Et finalement je me rends compte d'une chose : nous assistons à un véritable renversement des valeurs.
Autrefois, c'est à dire il n' y a pas si longtemps que cela (une petite quinzaine d'années) : les objets étaient transparents et la vie privée un droit très important pour ne pas dire fondamental. Les objets étaient souvent livrés avec les modes d'emploi mais aussi bien souvent avec les livrets techniques vous permettant de le réparer. Le fabricant était "fier" de vous montrer la technologie mise en oeuvre. J'ai le schéma électronique de mon ampli Technics SU 7700 qui a désormais plus de 30 ans. Presque 40 ....

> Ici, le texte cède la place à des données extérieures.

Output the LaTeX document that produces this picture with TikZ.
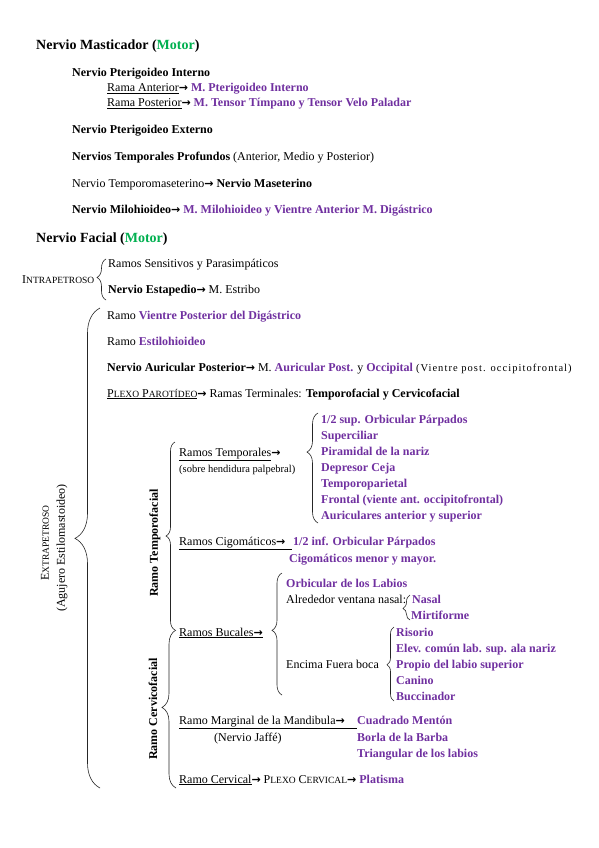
\documentclass[tikz,border=0pt]{standalone}
\usepackage{fontspec}
\setmainfont{Liberation Serif}
\newfontfamily\arrowfont{DejaVu Sans}
\usetikzlibrary{decorations.pathreplacing}
\definecolor{motorgreen}{HTML}{00B050}
\definecolor{muscpurple}{HTML}{7030A0}
\newcommand{\musc}[1]{\textcolor{muscpurple}{\textbf{#1}}}
\newcommand{\versal}[2]{#1{\fontsize{9.5}{11}\selectfont #2}}
\newcommand{\arr}{{\arrowfont\bfseries\fontsize{11}{13}\selectfont →}}

\begin{document}
\begin{tikzpicture}[x=1pt, y=-1pt, font=\fontsize{12}{14}\selectfont,
    txt/.style={anchor=base west, inner sep=0pt},
    hdr/.style={txt, font=\fontsize{14}{17}\selectfont\bfseries},
    note/.style={txt, font=\fontsize{10}{12}\selectfont},
    vert/.style={rotate=90, inner sep=0pt},
    brc/.style 2 args={decorate, decoration={brace, amplitude=#1, aspect=#2},
          line width=0.6pt, draw=black!85}]
  \useasboundingbox[fill=white] (0,0) rectangle (599,848);

  % Nervio masticador
  \node[hdr] (mast) at (36,50) {Nervio Masticador ({\color{motorgreen}Motor})};
  \node[txt] (pti) at (72,77) {\textbf{Nervio Pterigoideo Interno}};
  \node[txt] (rant) at (107,92) {\underline{Rama Anterior}\arr\ \musc{M. Pterigoideo Interno}};
  \node[txt] (rpos) at (107,107) {\underline{Rama Posterior}\arr\ \musc{M. Tensor Tímpano y Tensor Velo Paladar}};
  \node[txt] (pte) at (72,134) {\textbf{Nervio Pterigoideo Externo}};
  \node[txt] (tprof) at (72,160) {\textbf{Nervios Temporales Profundos} (Anterior, Medio y Posterior)};
  \node[txt] (tmas) at (72,187) {Nervio Temporomaseterino\arr\ \textbf{Nervio Maseterino}};
  \node[txt] (milo) at (72,213) {\textbf{Nervio Milohioideo}\arr\ \musc{M. Milohioideo y Vientre Anterior M. Digástrico}};

  % Nervio facial
  \node[hdr] (fac) at (36,242) {Nervio Facial ({\color{motorgreen}Motor})};
  \node[txt] (intra) at (22,283) {\versal{I}{NTRAPETROSO}};
  \node[txt] (sens) at (108,267) {Ramos Sensitivos y Parasimpáticos};
  \node[txt] (estap) at (108,293) {\textbf{Nervio Estapedio}\arr\ M. Estribo};
  \coordinate (intraT) at (106,259);
  \coordinate (intraB) at (106,300);
  \draw[brc={9pt}{0.55}] (intraB) -- (intraT);

  \node[vert] (extra) at (45,543) {\versal{E}{XTRAPETROSO}};
  \node[vert] (aguj) at (62,548) {(Agujero Estilomastoideo)};
  \coordinate (extraT) at (100,308);
  \coordinate (extraB) at (100,788);
  \draw[brc={25pt}{0.52}] (extraB) -- (extraT);

  \node[txt] (vpd) at (107,319) {Ramo \musc{Vientre Posterior del Digástrico}};
  \node[txt] (esth) at (107,345) {Ramo \musc{Estilohioideo}};
  \node[txt] (aurp) at (107,371) {\textbf{Nervio Auricular Posterior}\arr\ M. \musc{Auricular Post.} y \musc{Occipital} {\addfontfeature{LetterSpace=10}\fontsize{10.5}{12}\selectfont(Vientre post. occipitofrontal)}};
  \node[txt] (plexo) at (107,397) {\underline{\versal{P}{LEXO} \versal{P}{AROTÍDEO}}\arr\ Ramas Terminales: \textbf{Temporofacial y Cervicofacial}};

  % Ramo temporofacial
  \node[vert, font=\fontsize{12}{14}\selectfont\bfseries] (tfac) at (155,543) {Ramo Temporofacial};
  \coordinate (tfacT) at (175,442);
  \coordinate (tfacB) at (175,630);
  \draw[brc={9pt}{0.5}] (tfacB) -- (tfacT);

  \node[txt] (rtemp) at (179,456) {\underline{Ramos Temporales}\arr};
  \node[note, font=\fontsize{10.5}{12}\selectfont] (sobre) at (179,472) {(sobre hendidura palpebral)};
  \coordinate (tlistT) at (318,413);
  \coordinate (tlistB) at (318,523);
  \draw[brc={11pt}{0.645}] (tlistB) -- (tlistT);
  \node[txt] (t1) at (321,423) {\musc{1/2 sup. Orbicular Párpados}};
  \node[txt] (t2) at (321,439) {\musc{Superciliar}};
  \node[txt] (t3) at (321,455) {\musc{Piramidal de la nariz}};
  \node[txt] (t4) at (321,471) {\musc{Depresor Ceja}};
  \node[txt] (t5) at (321,487) {\musc{Temporoparietal}};
  \node[txt] (t6) at (321,503) {\musc{Frontal (viente ant. occipitofrontal)}};
  \node[txt] (t7) at (321,519) {\musc{Auriculares anterior y superior}};

  \node[txt] (cigo) at (179,545) {\underline{\makebox[113pt][l]{Ramos Cigomáticos\arr}}};
  \node[txt] (cig1) at (293,545) {\musc{1/2 inf. Orbicular Párpados}};
  \node[txt] (cig2) at (289,562) {\musc{Cigomáticos menor y mayor.}};

  % Ramo cervicofacial
  \node[vert, font=\fontsize{12}{14}\selectfont\bfseries] (cfac) at (153,709) {Ramo Cervicofacial};
  \coordinate (cfacT) at (176,630);
  \coordinate (cfacB) at (176,788);
  \draw[brc={14pt}{0.51}] (cfacB) -- (cfacT);

  \node[txt] (buc) at (179,636) {\underline{Ramos Bucales\arr}};
  \coordinate (bucT) at (282,573);
  \coordinate (bucB) at (282,695);
  \draw[brc={10pt}{0.53}] (bucB) -- (bucT);
  \node[txt] (orbl) at (286,587) {\musc{Orbicular de los Labios}};
  \node[txt] (alred) at (286,603) {Alrededor ventana nasal:};
  \coordinate (nasT) at (410,595);
  \coordinate (nasB) at (410,620);
  \draw[brc={7pt}{0.46}] (nasB) -- (nasT);
  \node[txt] (nas) at (412,603) {\musc{Nasal}};
  \node[txt] (mirt) at (411,619) {\musc{Mirtiforme}};
  \node[txt] (encima) at (286,668) {Encima Fuera boca};
  \coordinate (encT) at (394,627);
  \coordinate (encB) at (394,701);
  \draw[brc={7pt}{0.49}] (encB) -- (encT);
  \node[txt] (b1) at (396,636) {\musc{Risorio}};
  \node[txt] (b2) at (396,652) {\musc{Elev. común lab. sup. ala nariz}};
  \node[txt] (b3) at (396,668) {\musc{Propio del labio superior}};
  \node[txt] (b4) at (396,684) {\musc{Canino}};
  \node[txt] (b5) at (396,700) {\musc{Buccinador}};

  \node[txt] (marg) at (179,724) {\underline{\makebox[178pt][l]{Ramo Marginal de la Mandibula\arr}}};
  \node[txt] (jaffe) at (214,741) {(Nervio Jaffé)};
  \node[txt] (m1) at (357,724) {\musc{Cuadrado Mentón}};
  \node[txt] (m2) at (357,741) {\musc{Borla de la Barba}};
  \node[txt] (m3) at (357,757) {\musc{Triangular de los labios}};

  \node[txt] (cerv) at (179,783) {\underline{Ramo Cervical}\arr\ \versal{P}{LEXO} \versal{C}{ERVICAL}\arr\ \musc{Platisma}};
\end{tikzpicture}
\end{document}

Maintenant c'est le contraire : votre voiture est devenue impossible à réparer soi-même ou à faire réparer par un petit garagiste de quartier. Pire, il faut une valise bourrér d’informatique et d'électronique pour pouvoir espérer la démarrer après avoir changé une ampoule. Votre cafetière à capsule part à la casse dès le premier dysfonctionnement car irréparable et indémontable.
En revanche, nous les humains devenons de plus en plus transparents : la vie privée n'existe plus. Et si vous avez quelque chose à cacher, c'est que vous n'êtes pas un honnête "homme".
Bref un véritable renversement des valeurs qui s'est déroulé sous nos yeux en un temps record. En moins de 15 ans.
Tout comme Marc Dugain ou Dave Eggers: je ne suis pas très optimiste tant l'aveuglement est fort :-(
Et pourtant Dieu sait combien j'aime la technologie !!!